Der türkische Alptraum nimmt kein Ende
Die Behörden in Ankara setzen fast im Wochenrhythmus Deutsche fest, am Sonntag traf es ein Ehepaar. Berlin ist entsetzt – wirkt aber auch hilflos.
BERLIN (dpa) Mittlerweile ist die Ratlosigkeit im Auswärtigen Amt mindestens so groß wie die Empörung. Wenn man nur wüsste, was diese Leute umtreibt, sagt Sprecher Martin Schäfer gestern. „Wir können nur darüber spekulieren.“Diese Leute, damit meint er wohl den türkischen Präsident Recep Tayyip Erdogan, Vertreter des Außenministeriums in Ankara, die türkischen Behörden. Schon wieder wurden am Sonntag in der Türkei deutsche Staatsbürger festgesetzt. Inzwischen seien auch Deutsche betroffen, „die nichts anderes machen wollten als Urlaub“, sagte Schäfer. „Der Alptraum setzt sich fort.“
Gerade mal etwas mehr als eine Woche ist es her, da wurde ein Ehepaar mit türkischen Wurzeln aus Rheinland-Pfalz im Urlaubsort Antalya festgenommen. Diesmal traf es ein deutsches Ehepaar türkischer Abstammung in Istanbul. Sie wurden am Sonntag in Polizeigewahrsam genommen. Man müsse davon ausgehen, dass einer der beiden Ehepartner immer noch von der Polizei festgehalten werde, sagt Schäfer. Gegen die zweite Person sei eine Ausreisesperre verhängt worden. Ob politische Gründe, etwa der Verdacht auf Unterstützung von Terroristen oder Putschisten, dahinter stehen, weiß man nicht.

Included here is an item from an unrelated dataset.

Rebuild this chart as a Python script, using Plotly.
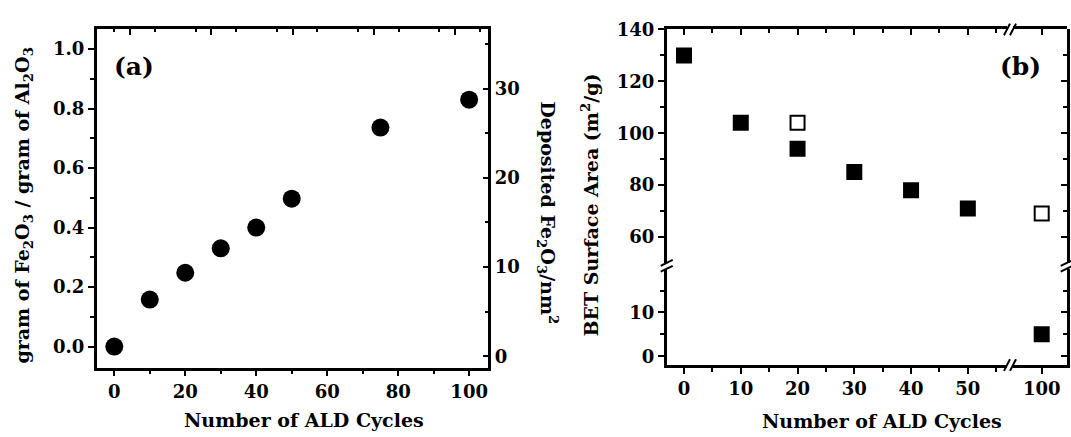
import plotly.graph_objects as go

# ---------------- data ----------------
# panel (a)
ald_cycles_a = [0, 10, 20, 30, 40, 50, 75, 100]
fe_per_al_gram = [0.0, 0.158, 0.248, 0.330, 0.400, 0.497, 0.736, 0.830]

# panel (b)
bet_cycles = [0, 10, 20, 30, 40, 50, 100]
bet_area = [130, 104, 94, 85, 78, 71, 5]
bet_open_cycles = [20, 100]
bet_open_area = [104, 69]

a_x_ticks = [0, 20, 40, 60, 80, 100]
a_y_ticks = [0.0, 0.2, 0.4, 0.6, 0.8, 1.0]
a_y2_ticks = [0, 10, 20, 30]
b_x_ticks_left = [0, 10, 20, 30, 40, 50]
b_x_ticks_right = [100]
b_y_ticks_up = [60, 80, 100, 120, 140]
b_y_ticks_low = [0, 10]

# ---------------- layout helpers ----------------
W, H = 1071, 437
def px(x):
    return x / W
def py(y):
    return 1 - y / H

FONT = "DejaVu Serif"
TICKFONT = dict(family=FONT, size=18, color="black", weight="bold")
LW = 2.5

def axis(**kw):
    base = dict(showgrid=False, zeroline=False, showline=True, linecolor="black",
                linewidth=LW, ticks="outside", ticklen=6, tickwidth=2, tickcolor="black",
                tickfont=TICKFONT, fixedrange=True)
    base.update(kw)
    return base

def minor(dtick=None, tickvals=None, ticks="outside", ticklen=4):
    m = dict(ticks=ticks, ticklen=ticklen, tickwidth=2, tickcolor="black", showgrid=False)
    if dtick is not None:
        m["dtick"] = dtick
    if tickvals is not None:
        m["tickvals"] = tickvals
    return m

xa_dom = [px(96.7), px(488.3)]
ya_dom = [py(366.7), py(19)]
xb_left_dom = [px(666.7), px(1007)]
xb_right_dom = [px(1013), px(1066.7)]
yb_up_dom = [py(259), py(19)]
yb_low_dom = [py(364), py(265)]

xa_range = [-4.96, 105.4]
ya_range = [-0.071, 1.066]
ya2_range = [-1.28, 36.65]
xb_left_range = [-3.05, 56.9]
xb_right_range = [94.95, 104.4]
yb_up_range = [50.0, 140.0]
yb_low_range = [-2.0, 20.0]

fig = go.Figure()

# panel (a)
fig.add_trace(go.Scatter(x=ald_cycles_a, y=fe_per_al_gram, mode="markers",
                         marker=dict(symbol="circle", size=18, color="black"),
                         xaxis="x", yaxis="y", showlegend=False))
fig.add_trace(go.Scatter(x=[], y=[], xaxis="x", yaxis="y2", showlegend=False))
fig.add_trace(go.Scatter(x=[], y=[], xaxis="x3", yaxis="y", showlegend=False))

# panel (b): route points to broken-axis segments
def seg(xv, yv):
    xa = "x4" if xv < 75 else "x5"
    if yv >= 40:
        ya = "y5" if xa == "x4" else "y7"
    else:
        ya = "y4" if xa == "x4" else "y6"
    return xa, ya

groups = {}
for xv, yv in zip(bet_cycles, bet_area):
    groups.setdefault(seg(xv, yv), []).append((xv, yv))
for (xa, ya), pts in groups.items():
    fig.add_trace(go.Scatter(x=[p[0] for p in pts], y=[p[1] for p in pts], mode="markers",
                             marker=dict(symbol="square", size=16, color="black"),
                             xaxis=xa, yaxis=ya, showlegend=False))
groups = {}
for xv, yv in zip(bet_open_cycles, bet_open_area):
    groups.setdefault(seg(xv, yv), []).append((xv, yv))
for (xa, ya), pts in groups.items():
    fig.add_trace(go.Scatter(x=[p[0] for p in pts], y=[p[1] for p in pts], mode="markers",
                             marker=dict(symbol="square-open", size=14, color="black",
                                         line=dict(width=2, color="black")),
                             xaxis=xa, yaxis=ya, showlegend=False))
# ensure all axis pairs exist
for xa, ya in [("x4", "y4"), ("x6", "y5"), ("x7", "y5"), ("x5", "y6"), ("x5", "y7")]:
    fig.add_trace(go.Scatter(x=[], y=[], xaxis=xa, yaxis=ya, showlegend=False))

fig.update_layout(
    width=W, height=H, margin=dict(l=0, r=0, t=0, b=0),
    paper_bgcolor="white", plot_bgcolor="rgba(0,0,0,0)",
    showlegend=False,
    # panel (a)
    xaxis=axis(domain=xa_dom, range=xa_range, anchor="y", side="bottom",
               tickvals=a_x_ticks, minor=minor(dtick=10)),
    xaxis3=axis(overlaying="x", anchor="y", side="top", range=xa_range,
                ticks="inside", showticklabels=False, tick0=4.43, dtick=22.9,
                minor=minor(dtick=11.45, ticks="inside", ticklen=3)),
    yaxis=axis(domain=ya_dom, range=ya_range, anchor="x", side="left",
               tickvals=a_y_ticks, ticktext=[f"{v:.1f}" for v in a_y_ticks],
               minor=minor(dtick=0.1)),
    yaxis2=axis(overlaying="y", anchor="x", side="right", range=ya2_range,
                ticks="inside", tickvals=a_y2_ticks, minor=minor(dtick=5, ticks="inside")),
    # panel (b)
    xaxis4=axis(domain=xb_left_dom, range=xb_left_range, anchor="y4", side="bottom",
                tickvals=b_x_ticks_left, minor=minor(dtick=5)),
    xaxis5=axis(domain=xb_right_dom, range=xb_right_range, anchor="y4", side="bottom",
                tickvals=b_x_ticks_right),
    xaxis6=axis(domain=xb_left_dom, range=xb_left_range, anchor="y5", side="top",
                ticks="inside", showticklabels=False, tickvals=b_x_ticks_left,
                minor=minor(dtick=5, ticks="inside")),
    xaxis7=axis(domain=xb_right_dom, range=xb_right_range, anchor="y5", side="top",
                ticks="inside", showticklabels=False, tickvals=b_x_ticks_right),
    yaxis5=axis(domain=yb_up_dom, range=yb_up_range, anchor="x4", side="left",
                tickvals=b_y_ticks_up, minor=minor(tickvals=[70, 90, 110, 130])),
    yaxis4=axis(domain=yb_low_dom, range=yb_low_range, anchor="x4", side="left",
                tickvals=b_y_ticks_low, minor=minor(tickvals=[5, 15])),
    yaxis7=axis(domain=yb_up_dom, range=yb_up_range, anchor="x5", side="right",
                ticks="inside", showticklabels=False, tickvals=b_y_ticks_up,
                minor=minor(tickvals=[70, 90, 110, 130], ticks="inside")),
    yaxis6=axis(domain=yb_low_dom, range=yb_low_range, anchor="x5", side="right",
                ticks="inside", showticklabels=False, tickvals=b_y_ticks_low,
                minor=minor(tickvals=[5, 15], ticks="inside")),
)

TITLEFONT = dict(family=FONT, size=19, color="black", weight="bold")
ann = [
    dict(text="Number of ALD Cycles", x=px(304), y=py(421)),
    dict(text="Number of ALD Cycles", x=px(882), y=py(422)),
    dict(text="gram of Fe<sub>2</sub>O<sub>3</sub> / gram of Al<sub>2</sub>O<sub>3</sub>",
         x=px(24), y=py(200), textangle=-90),
    dict(text="Deposited Fe<sub>2</sub>O<sub>3</sub>/nm<sup>2</sup>",
         x=px(548), y=py(207), textangle=90),
    dict(text="BET Surface Area (m<sup>2</sup>/g)", x=px(590), y=py(200), textangle=-90),
]
for a in ann:
    fig.add_annotation(xref="paper", yref="paper", showarrow=False, font=TITLEFONT,
                       xanchor="center", yanchor="middle", **a)
for label, cx in [("(a)", 134), ("(b)", 1020)]:
    fig.add_annotation(xref="paper", yref="paper", showarrow=False, text=label,
                       x=px(cx), y=py(57), xanchor="center", yanchor="middle",
                       font=dict(family=FONT, size=25, color="black", weight="bold"))

# axis break marks (decoration)
shapes = []
def brk(x0, y0, x1, y1):
    # white gap cover then a slanted line
    shapes.append(dict(type="line", xref="paper", yref="paper",
                       x0=px(x0), y0=py(y0), x1=px(x1), y1=py(y1),
                       line=dict(color="black", width=2)))
# y-axis breaks (left and right of panel b)
for xc in (666.7, 1066.7):
    for yc in (259, 265):
        brk(xc - 6, yc + 3, xc + 6, yc - 3)
# x-axis breaks (bottom and top of panel b)
for yc in (364, 19):
    for xc in (1007, 1013):
        brk(xc - 3, yc + 6, xc + 3, yc - 6)
fig.update_layout(shapes=shapes)

fig.write_html("out.html")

Die türkische Regierung verweist immer wieder darauf, dass sich auch Ausländer in der Türkei an die dortigen Gesetze halten müssten – und dass ein deutscher Pass kein Persilschein ist, der vor Festnahme schützt. Ankara bemängelt, die Bundesregierung zeige kein Verständnis dafür, wie ernst die Bedrohung der Türkei durch Putschisten und Terroristen sei. Anschuldigungen, Deutsche würden als Faustpfand festgenommen, hatte Erdogans Sprecher Ibrahim Kalin vor wenigen Tagen zurückgewiesen.
Während Deutsche in der Türkei hinter Gitter kommen, warnt das türkische Außenministerium seit Samstag vor Reisen nach Deutschland, wo „fremdenfeindliche und rassistische Behandlung“drohe. Darüber müsse man eigentlich schmunzeln – trotz der ernsten Lage, sagt Schäfer. Die deutschen Reisehinweise seien dagegen traurige Realität. In der Türkei seien derzeit mindestens zehn Deutsche wegen politischer Vorwürfe inhaftiert. Darunter etwa der „Welt“-Korrespondent Deniz Yücel, der seit Februar festgehalten wird.
Weil Deutsche „willkürlich inhaftiert“würden, hat die Bundesregierung ihrerseits die Reisehinweise für die Türkei verschärft – aber eine Reisewarnung, die nur für Bürgerkriegsländer, gibt es nicht – noch nicht. Zu diesem scharfen Schwert der Diplomatie will die Bundesregierung auch nicht nach dem erneuten Vorfall greifen, selbst wenn Grüne und Linke immer lauter darauf pochen. „Wir werden uns nicht dazu hinreisen lassen, Reisehinweise politisch zu missbrauchen“, sagt Schäfer. Aber wenn Verhaftungen zu einer „täglichen Routine“würden, könne es soweit kommen.